Task details
Leaving out every picture, quote the data below exactly as it appears.

Given data
* * * *
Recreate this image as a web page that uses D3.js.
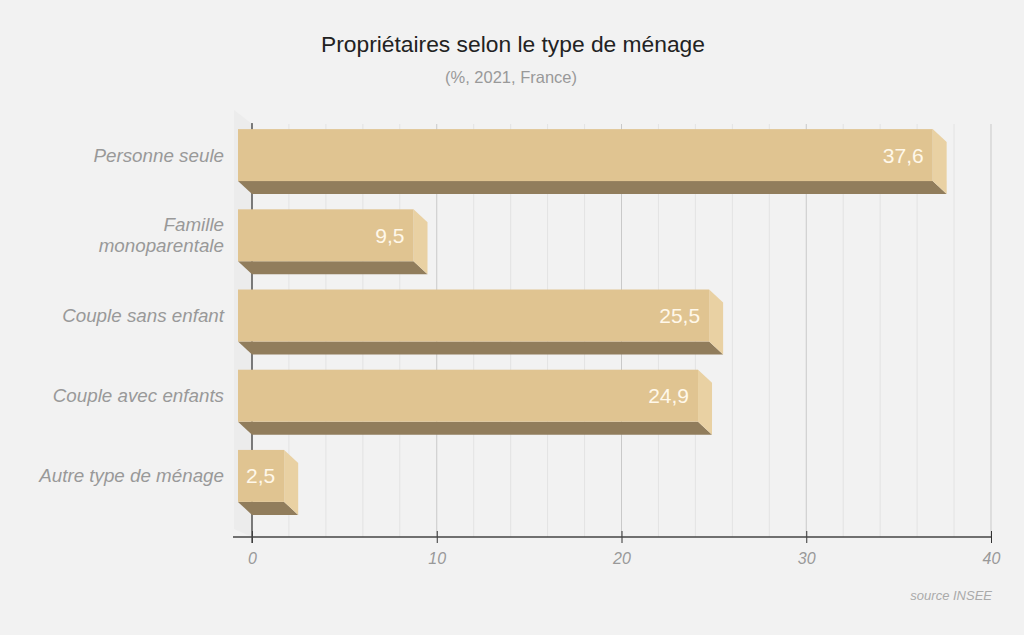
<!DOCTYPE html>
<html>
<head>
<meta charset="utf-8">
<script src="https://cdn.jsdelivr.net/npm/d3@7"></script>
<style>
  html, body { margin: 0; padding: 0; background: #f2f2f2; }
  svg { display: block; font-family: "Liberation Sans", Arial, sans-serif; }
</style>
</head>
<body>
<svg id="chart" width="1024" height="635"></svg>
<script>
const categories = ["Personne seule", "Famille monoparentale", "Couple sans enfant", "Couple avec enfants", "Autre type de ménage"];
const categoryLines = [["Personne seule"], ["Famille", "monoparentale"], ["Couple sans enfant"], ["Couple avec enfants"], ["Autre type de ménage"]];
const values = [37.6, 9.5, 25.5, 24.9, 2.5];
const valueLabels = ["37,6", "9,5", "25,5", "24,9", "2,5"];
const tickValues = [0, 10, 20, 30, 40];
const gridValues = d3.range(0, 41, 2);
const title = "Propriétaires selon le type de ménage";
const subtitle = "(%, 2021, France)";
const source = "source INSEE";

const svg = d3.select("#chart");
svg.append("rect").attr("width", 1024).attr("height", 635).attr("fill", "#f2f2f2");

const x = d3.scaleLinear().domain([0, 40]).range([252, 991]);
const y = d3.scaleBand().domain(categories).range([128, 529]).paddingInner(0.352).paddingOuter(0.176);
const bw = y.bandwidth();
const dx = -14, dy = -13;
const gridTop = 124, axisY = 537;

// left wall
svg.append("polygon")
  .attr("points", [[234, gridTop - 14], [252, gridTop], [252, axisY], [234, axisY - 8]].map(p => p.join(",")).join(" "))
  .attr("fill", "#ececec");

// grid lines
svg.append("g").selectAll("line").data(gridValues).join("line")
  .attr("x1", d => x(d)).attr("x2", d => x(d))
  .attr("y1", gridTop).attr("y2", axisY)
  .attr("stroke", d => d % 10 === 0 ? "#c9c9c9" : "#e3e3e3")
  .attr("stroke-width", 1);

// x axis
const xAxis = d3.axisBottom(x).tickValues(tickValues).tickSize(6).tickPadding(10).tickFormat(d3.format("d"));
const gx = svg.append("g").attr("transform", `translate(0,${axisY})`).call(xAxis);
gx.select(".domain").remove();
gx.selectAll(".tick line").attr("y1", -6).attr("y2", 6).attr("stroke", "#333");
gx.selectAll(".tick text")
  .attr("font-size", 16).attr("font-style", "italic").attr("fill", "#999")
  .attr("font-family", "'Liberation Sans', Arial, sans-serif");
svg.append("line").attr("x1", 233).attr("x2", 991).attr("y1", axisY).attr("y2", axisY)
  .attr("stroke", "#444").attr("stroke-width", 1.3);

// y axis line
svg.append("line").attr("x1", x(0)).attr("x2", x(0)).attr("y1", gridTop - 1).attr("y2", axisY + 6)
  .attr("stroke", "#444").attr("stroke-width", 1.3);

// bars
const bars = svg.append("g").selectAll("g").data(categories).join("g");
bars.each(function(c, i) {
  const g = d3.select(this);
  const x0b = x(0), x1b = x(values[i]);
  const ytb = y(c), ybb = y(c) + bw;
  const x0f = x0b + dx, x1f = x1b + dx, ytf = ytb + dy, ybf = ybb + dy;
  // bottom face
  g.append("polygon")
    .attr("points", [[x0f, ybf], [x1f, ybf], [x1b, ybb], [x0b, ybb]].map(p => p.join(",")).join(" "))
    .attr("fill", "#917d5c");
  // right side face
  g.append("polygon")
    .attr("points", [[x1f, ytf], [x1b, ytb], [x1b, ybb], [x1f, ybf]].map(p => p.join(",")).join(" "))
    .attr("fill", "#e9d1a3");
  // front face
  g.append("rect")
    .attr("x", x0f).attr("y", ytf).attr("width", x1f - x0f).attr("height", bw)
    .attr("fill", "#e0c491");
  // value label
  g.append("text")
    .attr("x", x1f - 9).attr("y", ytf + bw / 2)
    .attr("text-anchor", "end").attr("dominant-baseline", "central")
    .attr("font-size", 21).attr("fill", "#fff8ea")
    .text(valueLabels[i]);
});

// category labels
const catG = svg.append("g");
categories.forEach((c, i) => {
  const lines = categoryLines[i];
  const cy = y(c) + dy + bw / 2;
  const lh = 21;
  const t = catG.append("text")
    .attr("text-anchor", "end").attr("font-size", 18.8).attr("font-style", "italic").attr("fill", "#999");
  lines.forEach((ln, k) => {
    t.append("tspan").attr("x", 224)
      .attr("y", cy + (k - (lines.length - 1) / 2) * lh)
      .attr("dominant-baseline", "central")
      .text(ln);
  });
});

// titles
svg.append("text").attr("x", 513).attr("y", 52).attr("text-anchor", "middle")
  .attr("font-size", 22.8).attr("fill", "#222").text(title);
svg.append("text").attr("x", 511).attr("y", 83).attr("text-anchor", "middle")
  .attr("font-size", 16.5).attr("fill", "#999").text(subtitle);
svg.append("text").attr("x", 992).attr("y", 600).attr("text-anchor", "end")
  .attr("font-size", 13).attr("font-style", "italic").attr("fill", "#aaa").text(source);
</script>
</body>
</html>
* * * *
The completed task
Recreate this image as a web page that uses D3.js.
<!DOCTYPE html>
<html>
<head>
<meta charset="utf-8">
<script src="https://cdn.jsdelivr.net/npm/d3@7"></script>
<style>
  html, body { margin: 0; padding: 0; background: #f2f2f2; }
  svg { display: block; font-family: "Liberation Sans", Arial, sans-serif; }
</style>
</head>
<body>
<svg id="chart" width="1024" height="635"></svg>
<script>
const categories = ["Personne seule", "Famille monoparentale", "Couple sans enfant", "Couple avec enfants", "Autre type de ménage"];
const categoryLines = [["Personne seule"], ["Famille", "monoparentale"], ["Couple sans enfant"], ["Couple avec enfants"], ["Autre type de ménage"]];
const values = [37.6, 9.5, 25.5, 24.9, 2.5];
const valueLabels = ["37,6", "9,5", "25,5", "24,9", "2,5"];
const tickValues = [0, 10, 20, 30, 40];
const gridValues = d3.range(0, 41, 2);
const title = "Propriétaires selon le type de ménage";
const subtitle = "(%, 2021, France)";
const source = "source INSEE";

const svg = d3.select("#chart");
svg.append("rect").attr("width", 1024).attr("height", 635).attr("fill", "#f2f2f2");

const x = d3.scaleLinear().domain([0, 40]).range([252, 991]);
const y = d3.scaleBand().domain(categories).range([128, 529]).paddingInner(0.352).paddingOuter(0.176);
const bw = y.bandwidth();
const dx = -14, dy = -13;
const gridTop = 124, axisY = 537;

// left wall
svg.append("polygon")
  .attr("points", [[234, gridTop - 14], [252, gridTop], [252, axisY], [234, axisY - 8]].map(p => p.join(",")).join(" "))
  .attr("fill", "#ececec");

// grid lines
svg.append("g").selectAll("line").data(gridValues).join("line")
  .attr("x1", d => x(d)).attr("x2", d => x(d))
  .attr("y1", gridTop).attr("y2", axisY)
  .attr("stroke", d => d % 10 === 0 ? "#c9c9c9" : "#e3e3e3")
  .attr("stroke-width", 1);

// x axis
const xAxis = d3.axisBottom(x).tickValues(tickValues).tickSize(6).tickPadding(10).tickFormat(d3.format("d"));
const gx = svg.append("g").attr("transform", `translate(0,${axisY})`).call(xAxis);
gx.select(".domain").remove();
gx.selectAll(".tick line").attr("y1", -6).attr("y2", 6).attr("stroke", "#333");
gx.selectAll(".tick text")
  .attr("font-size", 16).attr("font-style", "italic").attr("fill", "#999")
  .attr("font-family", "'Liberation Sans', Arial, sans-serif");
svg.append("line").attr("x1", 233).attr("x2", 991).attr("y1", axisY).attr("y2", axisY)
  .attr("stroke", "#444").attr("stroke-width", 1.3);

// y axis line
svg.append("line").attr("x1", x(0)).attr("x2", x(0)).attr("y1", gridTop - 1).attr("y2", axisY + 6)
  .attr("stroke", "#444").attr("stroke-width", 1.3);

// bars
const bars = svg.append("g").selectAll("g").data(categories).join("g");
bars.each(function(c, i) {
  const g = d3.select(this);
  const x0b = x(0), x1b = x(values[i]);
  const ytb = y(c), ybb = y(c) + bw;
  const x0f = x0b + dx, x1f = x1b + dx, ytf = ytb + dy, ybf = ybb + dy;
  // bottom face
  g.append("polygon")
    .attr("points", [[x0f, ybf], [x1f, ybf], [x1b, ybb], [x0b, ybb]].map(p => p.join(",")).join(" "))
    .attr("fill", "#917d5c");
  // right side face
  g.append("polygon")
    .attr("points", [[x1f, ytf], [x1b, ytb], [x1b, ybb], [x1f, ybf]].map(p => p.join(",")).join(" "))
    .attr("fill", "#e9d1a3");
  // front face
  g.append("rect")
    .attr("x", x0f).attr("y", ytf).attr("width", x1f - x0f).attr("height", bw)
    .attr("fill", "#e0c491");
  // value label
  g.append("text")
    .attr("x", x1f - 9).attr("y", ytf + bw / 2)
    .attr("text-anchor", "end").attr("dominant-baseline", "central")
    .attr("font-size", 21).attr("fill", "#fff8ea")
    .text(valueLabels[i]);
});

// category labels
const catG = svg.append("g");
categories.forEach((c, i) => {
  const lines = categoryLines[i];
  const cy = y(c) + dy + bw / 2;
  const lh = 21;
  const t = catG.append("text")
    .attr("text-anchor", "end").attr("font-size", 18.8).attr("font-style", "italic").attr("fill", "#999");
  lines.forEach((ln, k) => {
    t.append("tspan").attr("x", 224)
      .attr("y", cy + (k - (lines.length - 1) / 2) * lh)
      .attr("dominant-baseline", "central")
      .text(ln);
  });
});

// titles
svg.append("text").attr("x", 513).attr("y", 52).attr("text-anchor", "middle")
  .attr("font-size", 22.8).attr("fill", "#222").text(title);
svg.append("text").attr("x", 511).attr("y", 83).attr("text-anchor", "middle")
  .attr("font-size", 16.5).attr("fill", "#999").text(subtitle);
svg.append("text").attr("x", 992).attr("y", 600).attr("text-anchor", "end")
  .attr("font-size", 13).attr("font-style", "italic").attr("fill", "#aaa").text(source);
</script>
</body>
</html>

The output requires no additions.